On constate que le faisceau reste confiné dans le dispositif, alors que dans le cas de couches planes, le faisceau s'élargissait dans tout le dispositif. Le faisceau en sortie est donc plus étroit que dans le cas de couches planes. Les bords n'interviennent quasiment pas.
Figure 8: Solution pour un diamètre D=40.2μm, une fréquence relative F de 1.000732 (longueur d'onde de 1.548866 μ m), waist w=9.92 μm. La flèche est de 20 n m au centre de la cavité. Cas des bords courbes.
On représente sur la figure 9 le module du champ total suivant la direction d'attnuation du faisceau (direction perpendiculaire à la direction de propagation). On n'a pas d'oscillations, comme dans le cas de couches planes. Lorsqu'on effectue un balayage en fréquence, la gaussienne en entrée reste à peu près une gaussienne en sortie, les “rebonds” sont moins marqués que dans le cas de couches planes.
Figure 9: Module du champ transmis D=40.2μm, F= de 1.0 à 1.0020 w=9.92μm. Cas des bords courbes.
1.2 Apologie de l'ordre élevé
Nous nous concentrons uniquement sur le dernier cas (bords courbes avec une diamètre de 40.2μm, une fréquence relative F de 1.000732 et un waist w=9.92 μ). Nous commençons par faire la simulation numérique avec du Q2, 10 points par longueur d'onde (dans le diélectrique et dans l'air). On obtient les résultats des figures 10 et 11
Figure 10: Solution pour un diamètre D=40.2μm, une fréquence relative F de 1.000732 (longueur d'onde de 1.548866 μ m), waist w=9.92 μm. A gauche, solution de référence; à droite solution pour Q2 avec 10 points par longueur d'onde
Oh malheur, la solution Q2 part dans le décor ! Si on mesure l'erreur à la sortie du dispositif, on trouve 100 % d'erreur. Ce phénomène peut s'expliquer de manière simple. La dispersion des éléments Q2 déplace légèrement la fréquence de résonance, de ce fait on tombe à côté de la fréquence de résonance, et le filtre ne laisse passer qu'un signal faible.
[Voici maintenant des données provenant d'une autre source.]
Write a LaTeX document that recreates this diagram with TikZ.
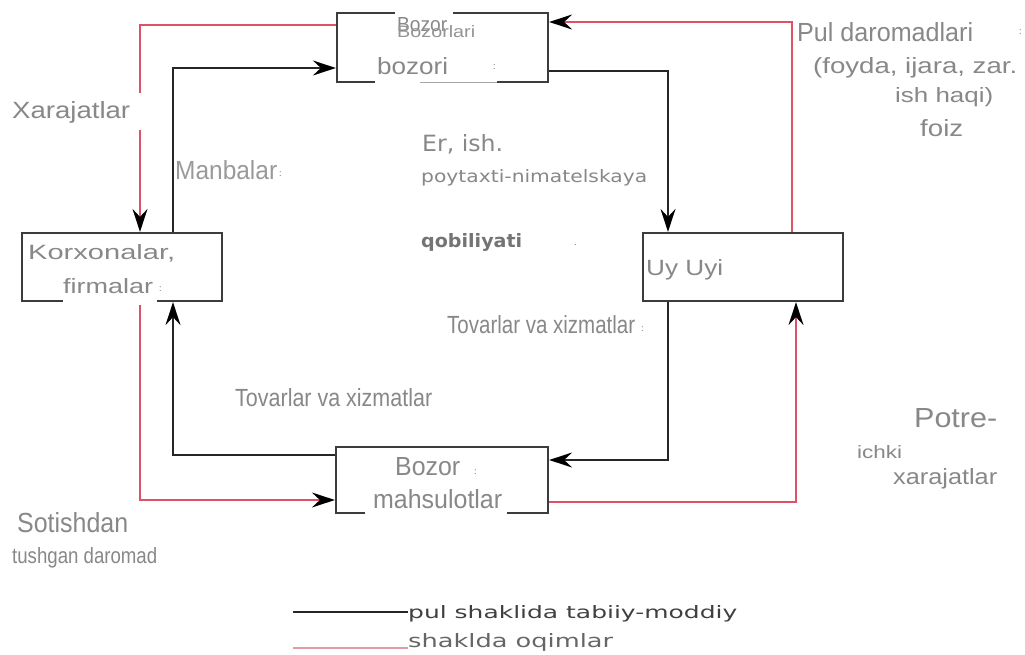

De façon plus précise, on peut tracer le coefficient de transmission en fonction de la fréquence pour la solution de référence et pour la solution Q2 avec 10 points par longueur d'onde. On voit nettement le décalage de la fréquence de résonance sur la figure 12, la fréquence de résonance numérique du maillage Q2 est égale à F = 0.99989 au lieu de f = 1.00073 pour la solution de référence.
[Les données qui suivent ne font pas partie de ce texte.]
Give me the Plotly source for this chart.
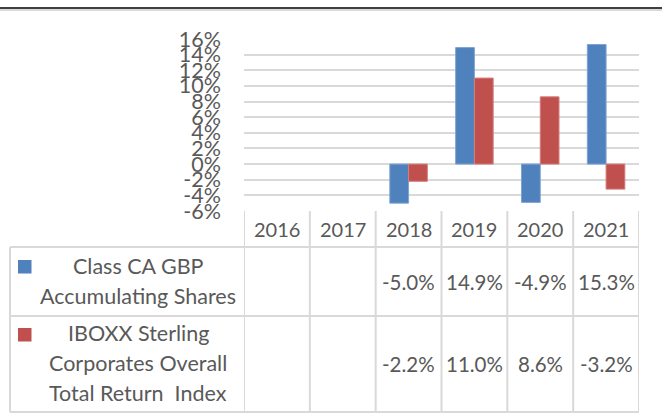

Figure 11: Faisceau gaussien à la sortie du dispositif, pour la solution de référence et la solution numérique Q2 avec 10 points par longueur d'onde
Pour la fréquence de résonance, on se fixe un objectif d'erreur à 10 %, on affiche dans le tableau 1 le nombre de ddl nécessaire pour atteindre cette erreur, ainsi que la taille de la matrice LU (dans le cas d'une résolution directe).
Figure 12: Coefficient de transmission en fonction de la fréquence, pour la solution de référence et la solution numérique Q2 avec 10 points par longueur d'onde
Il apparaît évident que sur ce cas, il est vain et inutile de tenter de faire de faire du Q1 ou du Q2. L'ordre le plus approprié semble être le Q5, pour des questions de respect de la géométrie. Si on utilise un ordre supérieur, on se retrouve avec des mailles petites pour respecter la géométrie (typiquement une maille dans les interstices d'air qui font un quart de longueur d'onde ...). On a donc par conséquent plus de degrés de liberté. Le maillage utilisé pour Q5 est sur la figure 3 (hors PML). On ne met que deux mailles dans la cavité et deux mailles sur chaque diélectrique, suivant l'axe de propagation.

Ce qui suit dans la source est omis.